Karzai erklärte im Februar angesichts dieser Meldungen, die Afghanen seien unerfahren im Bankwesen, und die Schuld sei primär bei den ausländischen Beratern der Bank zu suchen. Er versprach auch, eine kriminelle Untersuchung werde durchgeführt werden. Doch von einer solchen hörte man später nichts mehr.
Der IMF fordert Aufklärung
Die gegenwärtige Krise in der Zentralbank wurde dadurch ausgelöst, dass der IMF eine Aufklärung der Vorkommen in der Kabul Bank forderte, bevor er ein neues Programm von Anleihen an den afghanischen Staat frei gebe. Vor einer Woche hatte der Finanzminister der Karzai-Regierung, Omar Zaikhalwal, erklärt, Afghanistan sei der "Manöver des IMF müde", und Andeutungen wurden gemacht, Afghanistan könnte mit dem Währungsfonds brechen.

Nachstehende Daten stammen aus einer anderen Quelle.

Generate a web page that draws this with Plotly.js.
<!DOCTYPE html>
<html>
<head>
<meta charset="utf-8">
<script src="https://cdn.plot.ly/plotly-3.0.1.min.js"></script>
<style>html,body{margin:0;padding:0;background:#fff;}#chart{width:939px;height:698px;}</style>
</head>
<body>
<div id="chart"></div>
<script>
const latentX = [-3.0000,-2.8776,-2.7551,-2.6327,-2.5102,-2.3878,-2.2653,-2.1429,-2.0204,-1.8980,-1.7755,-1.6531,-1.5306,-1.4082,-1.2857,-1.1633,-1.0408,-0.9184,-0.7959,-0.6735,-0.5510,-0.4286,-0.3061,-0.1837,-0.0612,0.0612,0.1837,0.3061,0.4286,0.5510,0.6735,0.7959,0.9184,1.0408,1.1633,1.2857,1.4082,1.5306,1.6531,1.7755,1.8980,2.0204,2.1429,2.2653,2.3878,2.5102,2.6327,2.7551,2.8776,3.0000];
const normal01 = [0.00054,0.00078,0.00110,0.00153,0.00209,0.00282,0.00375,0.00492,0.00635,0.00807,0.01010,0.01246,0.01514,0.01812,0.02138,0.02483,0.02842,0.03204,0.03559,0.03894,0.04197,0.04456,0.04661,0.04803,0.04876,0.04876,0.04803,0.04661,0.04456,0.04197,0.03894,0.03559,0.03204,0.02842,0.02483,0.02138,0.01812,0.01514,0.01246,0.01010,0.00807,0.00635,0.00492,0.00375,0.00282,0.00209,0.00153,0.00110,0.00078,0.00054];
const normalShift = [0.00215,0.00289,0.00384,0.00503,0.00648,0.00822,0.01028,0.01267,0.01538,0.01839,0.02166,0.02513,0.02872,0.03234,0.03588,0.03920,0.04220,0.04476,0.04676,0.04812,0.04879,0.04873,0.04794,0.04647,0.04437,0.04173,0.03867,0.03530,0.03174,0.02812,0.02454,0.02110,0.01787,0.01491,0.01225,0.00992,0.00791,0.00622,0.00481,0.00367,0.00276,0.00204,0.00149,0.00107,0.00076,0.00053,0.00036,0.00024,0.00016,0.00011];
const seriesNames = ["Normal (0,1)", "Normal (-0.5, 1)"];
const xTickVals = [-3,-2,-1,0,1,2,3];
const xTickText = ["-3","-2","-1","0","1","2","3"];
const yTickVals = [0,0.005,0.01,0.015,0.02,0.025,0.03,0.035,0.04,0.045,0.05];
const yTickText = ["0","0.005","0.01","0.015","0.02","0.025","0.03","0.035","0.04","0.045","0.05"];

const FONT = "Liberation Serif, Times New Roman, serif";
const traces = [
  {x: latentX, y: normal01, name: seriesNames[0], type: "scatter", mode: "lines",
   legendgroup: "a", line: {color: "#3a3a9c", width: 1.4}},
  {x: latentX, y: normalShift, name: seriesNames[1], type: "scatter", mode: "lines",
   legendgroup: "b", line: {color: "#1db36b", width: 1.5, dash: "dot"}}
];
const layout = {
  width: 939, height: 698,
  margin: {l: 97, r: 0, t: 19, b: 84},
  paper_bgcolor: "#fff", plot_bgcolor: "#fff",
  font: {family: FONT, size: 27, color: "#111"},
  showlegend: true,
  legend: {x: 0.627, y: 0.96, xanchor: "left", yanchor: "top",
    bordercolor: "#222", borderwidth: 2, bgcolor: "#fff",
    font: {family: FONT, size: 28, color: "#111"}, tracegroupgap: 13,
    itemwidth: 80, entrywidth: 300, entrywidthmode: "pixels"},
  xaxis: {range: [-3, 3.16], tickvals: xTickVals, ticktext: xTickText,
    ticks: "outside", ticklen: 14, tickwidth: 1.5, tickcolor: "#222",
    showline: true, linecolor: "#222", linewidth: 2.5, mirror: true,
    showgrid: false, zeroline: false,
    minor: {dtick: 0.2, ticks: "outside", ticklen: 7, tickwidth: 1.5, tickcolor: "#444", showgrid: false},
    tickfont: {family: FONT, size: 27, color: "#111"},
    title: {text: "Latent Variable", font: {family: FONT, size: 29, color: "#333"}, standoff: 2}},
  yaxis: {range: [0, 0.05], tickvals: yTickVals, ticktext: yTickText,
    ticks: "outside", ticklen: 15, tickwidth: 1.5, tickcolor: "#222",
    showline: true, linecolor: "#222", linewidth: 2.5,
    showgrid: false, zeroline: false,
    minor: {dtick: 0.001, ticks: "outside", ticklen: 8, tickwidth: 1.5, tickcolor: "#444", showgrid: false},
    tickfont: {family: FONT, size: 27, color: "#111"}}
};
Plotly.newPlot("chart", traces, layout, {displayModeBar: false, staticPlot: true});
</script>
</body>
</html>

Dies kann Kabul sich freilich nicht wirklich leisten. Von der Freigabe der Fonds-Gelder hängen auch grosse Beträge von anderen staatlichen und privaten Geldgebern ab, weil die Entscheidungen des IMF eine Art Gütesigel für den Zustand der nationalen Wirtschaft des Landes darstellen. Wenn er neue Anleihen gewährt, ermutigt er auch andere Geldgeber, Afghanistan Vertrauen zu schenken, wenn nicht, dient dies als Warnung für alle weiteren Anleger. *
Anschuldigungen gegen den Anschuldiger
Die gesamte Vorgeschichte spricht dafür, dass Qadir Fetrat seinen Posten verlassen hat, weil der Skandal um die Kabul Bank wegen der engen Verbindungen, die zur Regierung bestanden, nicht aufgeklärt wurde und dass er durchaus Gründe gehabt haben könnte, für sein Leben zu fürchten. Seine Feinde in Kabul allerdings verbreiten das Gerücht, er selbst sei in die Affaire der Kabul Bank verwickelt. Sie sagen, er als Gouverneur der Zentralbank müsse über die Vorgänge in der Kabul Bank auf dem Laufenden gewesen sein, er habe sie aber geschehen lassen. Sie fügen hinzu, wahrscheinlich sei der Bankgouverneur mit dem Einverständnis der Schuldiger der Kabul Bank nach Amerika geflohen, weil ohne ihn der Skandal nie aufgeklärt werden könne. *
Dass nun eine Aufklärung der Vergehen in der Kabul Bank unwahrscheinlicher geworden ist als je, kann man den Anklägern Fitrats einräumen. Doch es sind sie, die davon profitieren, wenn die Nachforschungen wie bisher im Sand verlaufen, und die Frage bleibt: Wie wird sich der Währungsfonds unter diesen Umständen verhalten?